COLLECTED DATA:
● ● ● ● ● ● ●

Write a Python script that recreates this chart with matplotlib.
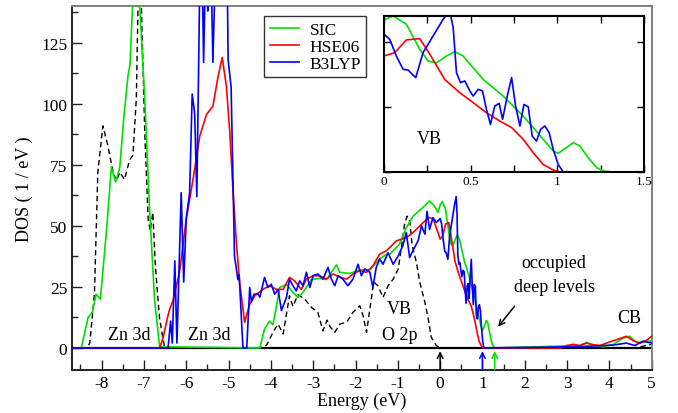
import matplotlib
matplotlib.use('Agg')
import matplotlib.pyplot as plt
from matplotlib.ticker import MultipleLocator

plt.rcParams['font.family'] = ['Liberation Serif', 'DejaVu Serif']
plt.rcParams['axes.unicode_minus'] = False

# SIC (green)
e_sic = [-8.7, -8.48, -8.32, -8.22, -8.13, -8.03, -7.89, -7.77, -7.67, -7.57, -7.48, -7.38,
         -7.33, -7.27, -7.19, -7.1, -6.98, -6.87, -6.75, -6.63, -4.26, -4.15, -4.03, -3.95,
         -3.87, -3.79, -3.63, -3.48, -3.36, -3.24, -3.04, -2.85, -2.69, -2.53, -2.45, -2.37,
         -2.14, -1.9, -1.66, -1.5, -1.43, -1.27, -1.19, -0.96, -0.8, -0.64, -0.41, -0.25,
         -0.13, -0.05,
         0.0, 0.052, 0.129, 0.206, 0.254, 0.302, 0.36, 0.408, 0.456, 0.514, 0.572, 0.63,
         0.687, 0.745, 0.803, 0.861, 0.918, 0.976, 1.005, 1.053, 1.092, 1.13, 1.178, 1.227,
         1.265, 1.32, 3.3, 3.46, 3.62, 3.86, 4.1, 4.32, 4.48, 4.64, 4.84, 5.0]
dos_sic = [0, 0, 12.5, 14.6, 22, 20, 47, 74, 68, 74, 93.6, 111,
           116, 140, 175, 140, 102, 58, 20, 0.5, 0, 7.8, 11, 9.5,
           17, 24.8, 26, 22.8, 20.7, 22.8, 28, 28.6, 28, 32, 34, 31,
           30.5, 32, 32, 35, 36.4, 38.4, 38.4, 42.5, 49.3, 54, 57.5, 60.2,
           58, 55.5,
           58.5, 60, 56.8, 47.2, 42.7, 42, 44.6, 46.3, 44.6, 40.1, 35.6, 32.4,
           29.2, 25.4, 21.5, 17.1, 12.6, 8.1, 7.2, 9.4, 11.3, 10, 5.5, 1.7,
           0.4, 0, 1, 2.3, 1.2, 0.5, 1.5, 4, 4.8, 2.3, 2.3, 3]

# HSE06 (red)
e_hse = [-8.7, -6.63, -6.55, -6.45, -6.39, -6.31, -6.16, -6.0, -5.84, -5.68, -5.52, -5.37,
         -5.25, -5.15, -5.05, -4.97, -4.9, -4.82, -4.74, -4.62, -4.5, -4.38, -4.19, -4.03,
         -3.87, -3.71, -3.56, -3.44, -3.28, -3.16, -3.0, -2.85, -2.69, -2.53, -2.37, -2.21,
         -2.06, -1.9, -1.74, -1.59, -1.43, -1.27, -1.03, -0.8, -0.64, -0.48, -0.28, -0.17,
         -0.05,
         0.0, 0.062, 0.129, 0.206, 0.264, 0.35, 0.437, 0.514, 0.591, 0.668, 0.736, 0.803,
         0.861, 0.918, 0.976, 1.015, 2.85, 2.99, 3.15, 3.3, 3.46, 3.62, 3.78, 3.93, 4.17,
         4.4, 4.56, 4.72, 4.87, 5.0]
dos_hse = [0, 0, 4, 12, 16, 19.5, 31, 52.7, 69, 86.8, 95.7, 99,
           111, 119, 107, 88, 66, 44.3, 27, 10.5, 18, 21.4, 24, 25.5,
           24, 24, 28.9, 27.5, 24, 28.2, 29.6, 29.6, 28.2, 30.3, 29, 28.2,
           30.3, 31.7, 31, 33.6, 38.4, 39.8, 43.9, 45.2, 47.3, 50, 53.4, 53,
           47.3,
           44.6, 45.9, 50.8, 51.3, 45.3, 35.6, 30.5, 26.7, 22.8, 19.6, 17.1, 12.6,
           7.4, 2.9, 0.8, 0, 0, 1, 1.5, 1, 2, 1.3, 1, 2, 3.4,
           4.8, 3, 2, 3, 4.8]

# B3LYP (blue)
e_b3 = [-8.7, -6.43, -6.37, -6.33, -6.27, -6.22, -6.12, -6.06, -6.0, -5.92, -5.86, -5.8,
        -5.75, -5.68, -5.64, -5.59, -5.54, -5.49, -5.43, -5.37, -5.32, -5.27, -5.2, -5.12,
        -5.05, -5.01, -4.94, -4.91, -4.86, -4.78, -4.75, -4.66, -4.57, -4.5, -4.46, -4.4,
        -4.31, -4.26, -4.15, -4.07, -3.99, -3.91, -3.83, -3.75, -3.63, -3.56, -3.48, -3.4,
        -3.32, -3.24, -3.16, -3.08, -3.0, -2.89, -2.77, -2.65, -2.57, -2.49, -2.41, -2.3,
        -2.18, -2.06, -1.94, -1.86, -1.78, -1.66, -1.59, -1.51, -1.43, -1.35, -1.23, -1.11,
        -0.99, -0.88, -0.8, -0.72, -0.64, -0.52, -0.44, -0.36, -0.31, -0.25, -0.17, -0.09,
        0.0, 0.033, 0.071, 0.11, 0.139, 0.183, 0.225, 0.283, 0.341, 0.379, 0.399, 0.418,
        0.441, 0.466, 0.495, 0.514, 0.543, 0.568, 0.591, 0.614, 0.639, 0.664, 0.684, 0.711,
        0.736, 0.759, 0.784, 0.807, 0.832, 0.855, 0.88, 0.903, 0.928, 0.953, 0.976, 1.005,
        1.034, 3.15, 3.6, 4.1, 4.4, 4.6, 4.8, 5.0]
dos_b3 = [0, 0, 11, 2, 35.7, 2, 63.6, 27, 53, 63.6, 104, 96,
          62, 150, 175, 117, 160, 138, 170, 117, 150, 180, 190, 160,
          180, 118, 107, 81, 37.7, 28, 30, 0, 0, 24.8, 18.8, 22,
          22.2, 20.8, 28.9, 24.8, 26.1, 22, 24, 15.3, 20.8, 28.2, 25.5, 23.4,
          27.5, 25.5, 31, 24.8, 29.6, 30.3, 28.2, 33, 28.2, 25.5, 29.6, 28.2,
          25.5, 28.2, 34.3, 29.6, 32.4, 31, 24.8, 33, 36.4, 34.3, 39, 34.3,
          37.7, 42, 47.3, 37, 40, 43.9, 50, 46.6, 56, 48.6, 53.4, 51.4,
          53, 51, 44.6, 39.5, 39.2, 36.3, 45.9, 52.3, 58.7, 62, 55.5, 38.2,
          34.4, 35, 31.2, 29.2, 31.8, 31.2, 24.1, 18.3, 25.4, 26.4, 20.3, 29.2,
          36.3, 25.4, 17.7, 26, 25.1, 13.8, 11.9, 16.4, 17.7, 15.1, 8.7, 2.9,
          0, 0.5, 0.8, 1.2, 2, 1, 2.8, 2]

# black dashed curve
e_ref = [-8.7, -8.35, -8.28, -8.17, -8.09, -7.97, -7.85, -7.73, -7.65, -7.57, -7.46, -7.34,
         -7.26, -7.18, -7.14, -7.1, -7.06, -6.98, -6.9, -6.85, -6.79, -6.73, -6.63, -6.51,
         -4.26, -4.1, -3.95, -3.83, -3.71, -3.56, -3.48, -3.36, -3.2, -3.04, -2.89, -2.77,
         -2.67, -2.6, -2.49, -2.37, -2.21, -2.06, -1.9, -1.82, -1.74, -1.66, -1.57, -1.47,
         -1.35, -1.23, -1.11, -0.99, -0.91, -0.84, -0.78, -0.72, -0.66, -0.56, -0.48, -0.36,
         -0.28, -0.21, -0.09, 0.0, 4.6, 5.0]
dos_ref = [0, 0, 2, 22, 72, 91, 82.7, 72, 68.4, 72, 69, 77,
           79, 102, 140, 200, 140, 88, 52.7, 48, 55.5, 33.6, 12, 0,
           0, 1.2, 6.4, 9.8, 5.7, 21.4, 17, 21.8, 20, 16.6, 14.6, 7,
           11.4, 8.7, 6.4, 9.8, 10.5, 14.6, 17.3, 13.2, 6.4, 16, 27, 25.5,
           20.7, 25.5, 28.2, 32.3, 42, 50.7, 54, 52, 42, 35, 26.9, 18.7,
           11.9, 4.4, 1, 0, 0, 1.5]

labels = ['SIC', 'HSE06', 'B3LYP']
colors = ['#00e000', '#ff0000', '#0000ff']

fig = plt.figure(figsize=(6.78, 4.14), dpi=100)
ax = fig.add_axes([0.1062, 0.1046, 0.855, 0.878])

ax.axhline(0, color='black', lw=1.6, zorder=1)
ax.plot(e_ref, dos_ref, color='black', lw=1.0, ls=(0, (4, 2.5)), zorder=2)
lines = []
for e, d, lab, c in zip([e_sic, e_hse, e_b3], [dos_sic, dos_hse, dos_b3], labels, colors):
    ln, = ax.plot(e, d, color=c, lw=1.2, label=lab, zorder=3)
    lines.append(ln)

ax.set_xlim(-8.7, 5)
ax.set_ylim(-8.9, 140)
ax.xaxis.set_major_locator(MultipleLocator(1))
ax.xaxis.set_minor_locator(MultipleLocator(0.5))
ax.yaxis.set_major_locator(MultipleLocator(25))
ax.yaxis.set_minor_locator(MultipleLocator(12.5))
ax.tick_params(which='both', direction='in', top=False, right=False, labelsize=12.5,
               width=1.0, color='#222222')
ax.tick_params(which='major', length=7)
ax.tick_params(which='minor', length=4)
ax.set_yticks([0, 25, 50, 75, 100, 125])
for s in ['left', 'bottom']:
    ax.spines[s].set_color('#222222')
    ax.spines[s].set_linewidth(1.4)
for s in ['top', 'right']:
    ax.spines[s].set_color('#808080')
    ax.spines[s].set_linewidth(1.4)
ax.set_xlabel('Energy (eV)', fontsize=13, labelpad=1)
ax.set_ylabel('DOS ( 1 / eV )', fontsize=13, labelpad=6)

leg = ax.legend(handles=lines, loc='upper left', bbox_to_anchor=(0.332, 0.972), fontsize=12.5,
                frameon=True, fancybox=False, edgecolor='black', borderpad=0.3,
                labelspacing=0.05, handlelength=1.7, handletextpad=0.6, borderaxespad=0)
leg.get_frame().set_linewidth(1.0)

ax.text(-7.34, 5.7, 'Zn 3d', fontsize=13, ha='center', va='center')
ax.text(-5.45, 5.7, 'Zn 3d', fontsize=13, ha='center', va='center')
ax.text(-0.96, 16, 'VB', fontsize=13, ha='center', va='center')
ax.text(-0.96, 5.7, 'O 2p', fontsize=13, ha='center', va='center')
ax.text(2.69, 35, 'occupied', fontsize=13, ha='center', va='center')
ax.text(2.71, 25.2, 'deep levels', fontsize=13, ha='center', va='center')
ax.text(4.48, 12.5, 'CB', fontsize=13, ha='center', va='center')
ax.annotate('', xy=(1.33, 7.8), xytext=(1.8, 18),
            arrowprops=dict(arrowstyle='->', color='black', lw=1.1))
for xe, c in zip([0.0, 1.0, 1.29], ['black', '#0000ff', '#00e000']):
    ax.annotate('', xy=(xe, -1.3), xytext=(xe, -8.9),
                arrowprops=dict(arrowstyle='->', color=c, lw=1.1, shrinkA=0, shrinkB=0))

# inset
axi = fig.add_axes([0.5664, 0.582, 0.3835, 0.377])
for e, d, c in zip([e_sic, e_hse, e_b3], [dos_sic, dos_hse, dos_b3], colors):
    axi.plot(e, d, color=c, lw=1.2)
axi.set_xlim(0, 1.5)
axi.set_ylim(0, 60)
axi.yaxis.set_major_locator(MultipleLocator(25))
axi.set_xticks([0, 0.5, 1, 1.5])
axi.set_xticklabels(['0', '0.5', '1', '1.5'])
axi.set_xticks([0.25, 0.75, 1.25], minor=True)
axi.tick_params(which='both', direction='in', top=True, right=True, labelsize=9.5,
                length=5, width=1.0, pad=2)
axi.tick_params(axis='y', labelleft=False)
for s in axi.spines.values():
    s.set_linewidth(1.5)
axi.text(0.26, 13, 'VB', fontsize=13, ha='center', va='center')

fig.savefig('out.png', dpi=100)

● ● ● ● ● ● ●

WHAT TO PRODUCE: Pictures excluded, repeat exactly the lines from the top of the material through the line with "plt.rcParams['axes.unicode_minus'] = False", including both of those lines.

IN RESPONSE:
Write a Python script that recreates this chart with matplotlib.
import matplotlib
matplotlib.use('Agg')
import matplotlib.pyplot as plt
from matplotlib.ticker import MultipleLocator

plt.rcParams['font.family'] = ['Liberation Serif', 'DejaVu Serif']
plt.rcParams['axes.unicode_minus'] = False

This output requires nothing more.